▶ Your instructions: State the number of lines, and only that number, in which the word "matplotlib" appears.

▶ Material provided:
===============

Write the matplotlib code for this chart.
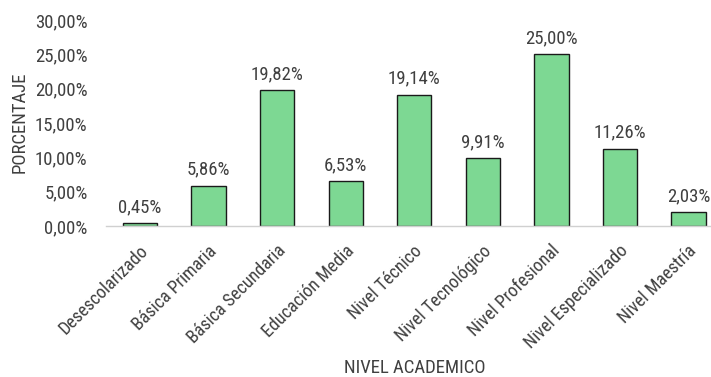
import matplotlib
matplotlib.use("Agg")
import matplotlib.pyplot as plt
from matplotlib.ticker import FuncFormatter
from matplotlib.transforms import ScaledTranslation

niveles = [
    "Desescolarizado",
    "Básica Primaria",
    "Básica Secundaria",
    "Educación Media",
    "Nivel Técnico",
    "Nivel Tecnológico",
    "Nivel Profesional",
    "Nivel Especializado",
    "Nivel Maestría",
]
porcentajes = [0.45, 5.86, 19.82, 6.53, 19.14, 9.91, 25.00, 11.26, 2.03]

plt.rcParams["font.family"] = ["Liberation Sans Narrow", "Roboto Condensed",
                               "Archivo Narrow", "DejaVu Sans"]
text_color = "#404040"


def pct(v):
    return f"{v:.2f}".replace(".", ",") + "%"


fig = plt.figure(figsize=(7.11, 3.77), dpi=100)
ax = fig.add_axes([0.1487, 0.4005, 0.868, 0.5464])

x = range(len(niveles))
bars = ax.bar(x, porcentajes, width=0.5, color="#7dd893", edgecolor="#1a1a1a", linewidth=1)

for rect, v in zip(bars, porcentajes):
    ax.annotate(pct(v), (rect.get_x() + rect.get_width() / 2, v),
                xytext=(0, 5), textcoords="offset points",
                ha="center", va="bottom", fontsize=13.5, color=text_color)

ax.set_xlim(-0.5, len(niveles) - 0.5)
ax.set_ylim(0, 30)
ax.set_yticks(range(0, 31, 5))
ax.yaxis.set_major_formatter(FuncFormatter(lambda v, _: pct(v)))
ax.set_xticks(list(x))
ax.set_xticklabels(niveles, rotation=45, ha="right", va="center", rotation_mode="anchor",
                   fontsize=13)

ax.tick_params(axis="both", length=0, colors=text_color)
ax.tick_params(axis="y", pad=13, labelsize=13.5)
ax.tick_params(axis="x", pad=16)

# nudge the slanted category names a little to the right
shift = ScaledTranslation(4 / 72, 0, fig.dpi_scale_trans)
for lbl in ax.get_xticklabels():
    lbl.set_transform(lbl.get_transform() + shift)

for side in ("top", "right", "left"):
    ax.spines[side].set_visible(False)
ax.spines["bottom"].set_color("#d0d0d0")
ax.spines["bottom"].set_linewidth(1)

fig.text(0.584, 0.024, "NIVEL ACADEMICO", ha="center", va="center", fontsize=13.5, color=text_color)
fig.text(0.027, 0.676, "PORCENTAJE", ha="center", va="center", rotation=90, fontsize=13.5, color=text_color)

fig.savefig("out.png", dpi=100)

===============

▶ Reply to the exercise: 6